Chicago Beef Sandwich

Chicago Beef Sandwich

Yield: 24 servings.

12 lb. beef rump roast

as needed, salt and black pepper

as needed, 100% U.S. garlic powder

5 quarts beef stock

1¼ cups Worcestershire sauce

½ cup crushed garlic cloves

¼ cup dried marjoram

¼ cup dried oregano

¼ cup dried thyme

¼ cup hot pepper sauce

12 cups CM Kitchen Cuts

Fire-Roasted Peppers & Onions

¼ cup 100% U.S. minced garlic

¼ cup olive oil

1 Tbsp. dried Italian herbs

as needed, chile flakes

24 Italian rolls

Season beef with salt, pepper and garlic powder.

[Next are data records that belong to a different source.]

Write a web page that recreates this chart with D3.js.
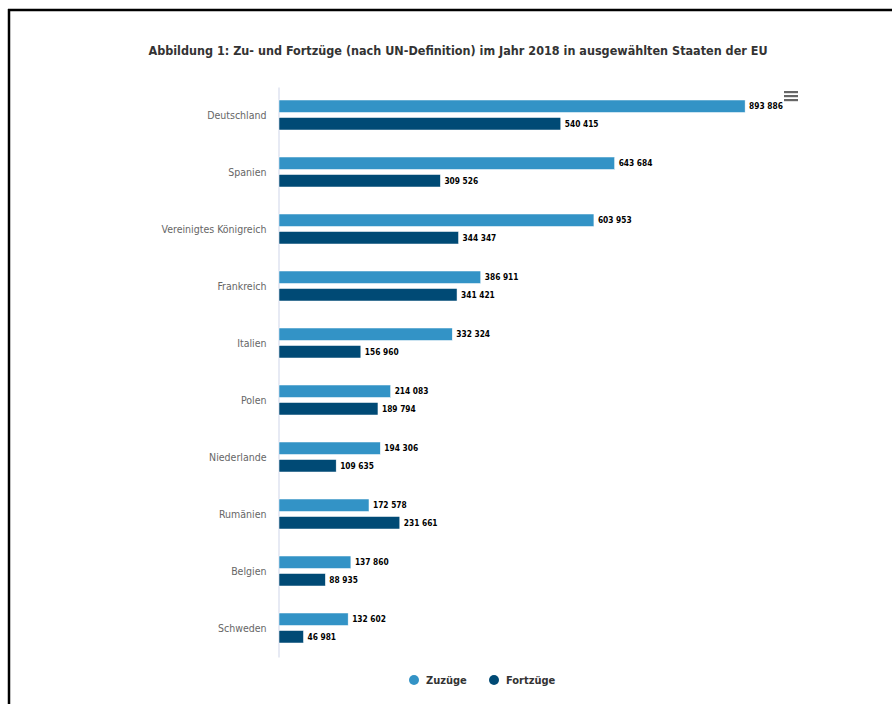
<!DOCTYPE html>
<html>
<head>
<meta charset="utf-8">
<script src="https://cdn.jsdelivr.net/npm/d3@7"></script>
<style>
  body { margin: 0; background: #fff; }
  svg { display: block; }
</style>
</head>
<body>
<svg id="canvas" width="892" height="704"></svg>
<script>
// categories and values
const countries = ['Deutschland', 'Spanien', 'Vereinigtes Königreich', 'Frankreich', 'Italien', 'Polen', 'Niederlande', 'Rumänien', 'Belgien', 'Schweden']
const zuzuege = [893886, 643684, 603953, 386911, 332324, 214083, 194306, 172578, 137860, 132602]
const fortzuege = [540415, 309526, 344347, 341421, 156960, 189794, 109635, 231661, 88935, 46981]
const seriesNames = ['Zuzüge', 'Fortzüge']
const colors = ['#3393c6', '#004a75']

const font = "'DejaVu Sans Condensed', 'Noto Sans', sans-serif"

const svg = d3.select('#canvas')

// frame lines
svg.append('line').attr('x1', 8).attr('x2', 892).attr('y1', 10).attr('y2', 10)
  .attr('stroke', '#000').attr('stroke-width', 2.5)
svg.append('line').attr('x1', 9).attr('x2', 9).attr('y1', 9).attr('y2', 704)
  .attr('stroke', '#000').attr('stroke-width', 2.5)

svg.append('text')
  .attr('x', 458).attr('y', 55)
  .attr('text-anchor', 'middle')
  .attr('font-family', font)
  .attr('font-weight', 'bold')
  .attr('font-size', 12.5)
  .attr('fill', '#333')
  .text('Abbildung 1: Zu- und Fortzüge (nach UN-Definition) im Jahr 2018 in ausgewählten Staaten der EU')

const x = d3.scaleLinear().domain([0, 900000]).range([279, 748.3])
const y = d3.scaleBand().domain(countries).range([87, 657])
const inner = d3.scaleBand().domain(seriesNames).range([13, 43]).paddingInner(0.286)

// category axis
const yAxis = d3.axisLeft(y).tickSize(0).tickPadding(12)
const ga = svg.append('g').attr('transform', 'translate(278.5,0)').call(yAxis)
ga.select('.domain').attr('stroke', '#dfe3f0').attr('stroke-width', 1.5)
ga.selectAll('text')
  .attr('font-family', font)
  .attr('font-size', 10.5)
  .attr('fill', '#666')

const rows = countries.map((c, i) => ({ c, vals: [zuzuege[i], fortzuege[i]] }))

const groups = svg.selectAll('g.row')
  .data(rows)
  .enter()
  .append('g')
  .attr('class', 'row')
  .attr('transform', d => 'translate(0,' + y(d.c) + ')')

const fmt = v => d3.format(',')(v).replace(/,/g, ' ')

seriesNames.forEach((s, k) => {
  groups.append('rect')
    .attr('x', x(0))
    .attr('y', inner(s))
    .attr('width', d => x(d.vals[k]) - x(0))
    .attr('height', inner.bandwidth())
    .attr('fill', colors[k])
    .attr('stroke', '#fff')
    .attr('stroke-width', 0.5)
  groups.append('text')
    .attr('x', d => x(d.vals[k]) + 4)
    .attr('y', inner(s) + inner.bandwidth() / 2)
    .attr('dy', '0.35em')
    .attr('font-family', font)
    .attr('font-weight', 'bold')
    .attr('font-size', 8.3)
    .attr('fill', '#000')
    .attr('stroke', '#fff')
    .attr('stroke-width', 2)
    .attr('paint-order', 'stroke')
    .text(d => fmt(d.vals[k]))
})

// menu icon
const menu = svg.append('g').attr('transform', 'translate(784,91)')
;[0, 4, 8].forEach(dy => {
  menu.append('rect').attr('x', 0).attr('y', dy).attr('width', 14).attr('height', 2.2).attr('fill', '#666')
})

// legend
const legendX = [414, 494]
const legend = svg.selectAll('g.legend')
  .data(seriesNames)
  .enter()
  .append('g')
  .attr('class', 'legend')
  .attr('transform', (d, i) => 'translate(' + legendX[i] + ',680)')
legend.append('circle').attr('r', 5).attr('fill', (d, i) => colors[i])
legend.append('text')
  .attr('x', 12).attr('dy', '0.35em')
  .attr('font-family', font)
  .attr('font-weight', 'bold')
  .attr('font-size', 11)
  .attr('fill', '#333')
  .text(d => d)
</script>
</body>
</html>
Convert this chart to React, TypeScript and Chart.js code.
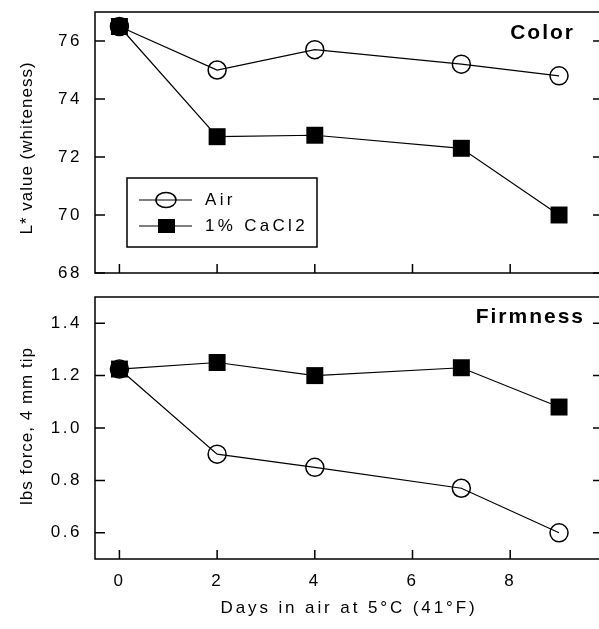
import { useEffect, useRef } from 'react';
import { Chart, registerables } from 'chart.js';

Chart.register(...registerables);

// ---------- data ----------
const days = [0, 2, 4, 7, 9];
const seriesNames = ['Air', '1% CaCl2'];
const colorAir = [76.5, 75.0, 75.7, 75.2, 74.8];
const colorCaCl2 = [76.5, 72.7, 72.75, 72.3, 70.0];
const firmAir = [1.225, 0.9, 0.85, 0.77, 0.6];
const firmCaCl2 = [1.225, 1.25, 1.2, 1.23, 1.08];
const xTickValues = [0, 2, 4, 6, 8];
const colorTickValues = [68, 70, 72, 74, 76];
const firmTickValues = [0.6, 0.8, 1.0, 1.2, 1.4];
const panelTitles = ['Color', 'Firmness'];
const yTitles = ['L* value (whiteness)', 'lbs force, 4 mm tip'];
const xTitle = 'Days in air at 5°C (41°F)';

const FONT = "'Liberation Sans', Arial, Helvetica, sans-serif";
const CANVAS_W = 615;
const TOP_H = 285;
const BOT_H = 344;

function makeDatasets(air: number[], cacl: number[]) {
  return [
    {
      label: seriesNames[0],
      data: days.map((d, i) => ({ x: d, y: air[i] })),
      showLine: true,
      borderColor: '#000',
      borderWidth: 1.2,
      pointStyle: 'circle',
      pointRadius: 9,
      pointBackgroundColor: 'rgba(0,0,0,0)',
      pointBorderColor: '#000',
      pointBorderWidth: 1.5,
      order: 1,
    },
    {
      label: seriesNames[1],
      data: days.map((d, i) => ({ x: d, y: cacl[i] })),
      showLine: true,
      borderColor: '#000',
      borderWidth: 1.2,
      pointStyle: 'rect',
      pointRadius: 12,
      pointBackgroundColor: '#000',
      pointBorderColor: '#000',
      pointBorderWidth: 0,
      order: 0,
    },
  ];
}

type Deco = {
  yTicks: number[];
  panelTitle: string;
  panelX: number;
  panelY: number;
  yTitle: string;
  yTitleX: number;
  yTitleY: number;
  xTitle?: string;
  xTitleY?: number;
  legend?: boolean;
};

function decoPlugin(cfg: Deco) {
  return {
    id: 'deco',
    beforeDraw(chart: any) {
      chart.ctx.letterSpacing = '2.5px';
    },
    afterDraw(chart: any) {
      const ctx = chart.ctx as CanvasRenderingContext2D;
      const a = chart.chartArea;
      const xs = chart.scales.x;
      const ys = chart.scales.y;
      ctx.save();
      ctx.strokeStyle = '#000';
      ctx.lineWidth = 1.5;
      ctx.strokeRect(a.left, a.top, a.right - a.left, a.bottom - a.top);
      ctx.beginPath();
      for (const v of cfg.yTicks) {
        const p = ys.getPixelForValue(v);
        ctx.moveTo(a.left, p);
        ctx.lineTo(a.left + 10, p);
        ctx.moveTo(a.right, p);
        ctx.lineTo(a.right - 10, p);
      }
      for (const v of xTickValues) {
        const p = xs.getPixelForValue(v);
        ctx.moveTo(p, a.bottom);
        ctx.lineTo(p, a.bottom - 9);
      }
      ctx.stroke();

      ctx.fillStyle = '#000';
      // panel title
      ctx.font = `bold 21px ${FONT}`;
      (ctx as any).letterSpacing = '2px';
      ctx.textAlign = 'right';
      ctx.textBaseline = 'middle';
      ctx.fillText(cfg.panelTitle, cfg.panelX, cfg.panelY);

      // y title
      ctx.save();
      ctx.font = `17px ${FONT}`;
      (ctx as any).letterSpacing = '1px';
      ctx.translate(cfg.yTitleX, cfg.yTitleY);
      ctx.rotate(-Math.PI / 2);
      ctx.textAlign = 'center';
      ctx.textBaseline = 'middle';
      ctx.fillText(cfg.yTitle, 0, 0);
      ctx.restore();

      // x title
      if (cfg.xTitle) {
        ctx.font = `17px ${FONT}`;
        (ctx as any).letterSpacing = '2.9px';
        ctx.textAlign = 'center';
        ctx.textBaseline = 'middle';
        ctx.fillText(cfg.xTitle, (a.left + a.right) / 2, cfg.xTitleY as number);
      }

      // legend
      if (cfg.legend) {
        const ds = chart.data.datasets;
        ctx.lineWidth = 1.5;
        ctx.strokeRect(127, 178, 190, 69);
        const rows = [200, 226];
        ctx.font = `17px ${FONT}`;
        (ctx as any).letterSpacing = '3.3px';
        ctx.textAlign = 'left';
        ctx.textBaseline = 'middle';
        rows.forEach((ry, i) => {
          ctx.lineWidth = 1.2;
          ctx.beginPath();
          ctx.moveTo(139, ry);
          ctx.lineTo(192, ry);
          ctx.stroke();
          if (i === 0) {
            ctx.lineWidth = 1.5;
            ctx.beginPath();
            ctx.ellipse(166, ry, 10, 7.5, 0, 0, Math.PI * 2);
            ctx.stroke();
          } else {
            ctx.fillRect(158, ry - 7, 17, 14);
          }
          ctx.fillText(ds[i].label, 205, ry);
        });
      }
      ctx.restore();
    },
  };
}

function makeConfig(
  air: number[],
  cacl: number[],
  yMin: number,
  yMax: number,
  yTicks: number[],
  fmt: (v: number) => string,
  showX: boolean,
  padding: any,
  deco: Deco
): any {
  return {
    type: 'scatter',
    data: { datasets: makeDatasets(air, cacl) },
    options: {
      responsive: false,
      animation: false,
      devicePixelRatio: 1,
      layout: { padding },
      plugins: {
        legend: { display: false },
        tooltip: { enabled: false },
        title: { display: false },
      },
      scales: {
        x: {
          type: 'linear',
          min: -0.5,
          max: 9.9,
          display: showX,
          afterBuildTicks: (s: any) => {
            s.ticks = xTickValues.map((v) => ({ value: v }));
          },
          ticks: {
            autoSkip: false,
            maxRotation: 0,
            padding: 12,
            color: '#000',
            font: { family: FONT, size: 17 },
            callback: (v: any) => String(v),
          },
          grid: { display: false, drawTicks: false },
          border: { display: false },
          afterFit: (s: any) => {
            s.height = showX ? 70 : 0;
            s.paddingLeft = 0;
            s.paddingRight = 0;
          },
        },
        y: {
          type: 'linear',
          min: yMin,
          max: yMax,
          afterBuildTicks: (s: any) => {
            s.ticks = yTicks.map((v) => ({ value: v }));
          },
          ticks: {
            autoSkip: false,
            padding: 13,
            color: '#000',
            font: { family: FONT, size: 17 },
            callback: (v: any) => fmt(Number(v)),
          },
          grid: { display: false, drawTicks: false },
          border: { display: false },
          afterFit: (s: any) => {
            s.width = 95;
            s.paddingTop = 0;
            s.paddingBottom = 0;
          },
        },
      },
    },
    plugins: [decoPlugin(deco)],
  };
}

export default function App() {
  const topRef = useRef<HTMLCanvasElement>(null);
  const botRef = useRef<HTMLCanvasElement>(null);

  useEffect(() => {
    document.body.style.margin = '0';
    const top = new Chart(
      topRef.current as HTMLCanvasElement,
      makeConfig(
        colorAir,
        colorCaCl2,
        68,
        77,
        colorTickValues,
        (v) => String(Math.round(v)),
        false,
        { top: 12, right: CANVAS_W - 606, bottom: TOP_H - 277, left: 0 },
        {
          yTicks: colorTickValues,
          panelTitle: panelTitles[0],
          panelX: 575,
          panelY: 33,
          yTitle: yTitles[0],
          yTitleX: 27,
          yTitleY: 148,
          legend: true,
        }
      )
    );
    const bot = new Chart(
      botRef.current as HTMLCanvasElement,
      makeConfig(
        firmAir,
        firmCaCl2,
        0.5,
        1.5,
        firmTickValues,
        (v) => v.toFixed(1),
        true,
        { top: 8, right: CANVAS_W - 606, bottom: 0, left: 0 },
        {
          yTicks: firmTickValues,
          panelTitle: panelTitles[1],
          panelX: 585,
          panelY: 32,
          yTitle: yTitles[1],
          yTitleX: 27,
          yTitleY: 141,
          xTitle,
          xTitleY: 323,
        }
      )
    );
    return () => {
      top.destroy();
      bot.destroy();
    };
  }, []);

  return (
    <div
      style={{
        position: 'relative',
        width: 599,
        height: 629,
        overflow: 'hidden',
        background: '#fff',
      }}
    >
      <canvas
        ref={topRef}
        width={CANVAS_W}
        height={TOP_H}
        style={{ position: 'absolute', left: 0, top: 0 }}
      />
      <canvas
        ref={botRef}
        width={CANVAS_W}
        height={BOT_H}
        style={{ position: 'absolute', left: 0, top: TOP_H }}
      />
    </div>
  );
}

Place on rack in roasting pan; roast in 300°F oven about 2 hours or until internal temperature is 130°F. Remove beef from pan; cover with foil and let rest. Add stock, Worcestershire sauce, crushed garlic cloves, marjoram, oregano, thyme and hot pepper sauce to roasting pan. Simmer on top of stove about 20 minutes, adding any juices that run from beef. Strain, season with salt and pepper. Keep warm or heat to order. Carve beef into thin slices. Yield: 9 pounds beef and 18 cups broth

Sauté CM Kitchen Cuts Peppers & Onions and minced garlic in olive oil; add Italian herbs and season with chile flakes. Keep warm or heat to order. Yield: 12 cups

For each serving, to order, split 1 Italian roll. Layer with 6 oz. beef and ½ cup sautéed CM Kitchen Cuts Peppers & Onions. Ladle ¼ cup broth over meat; serve ½ cup broth on the side for dipping.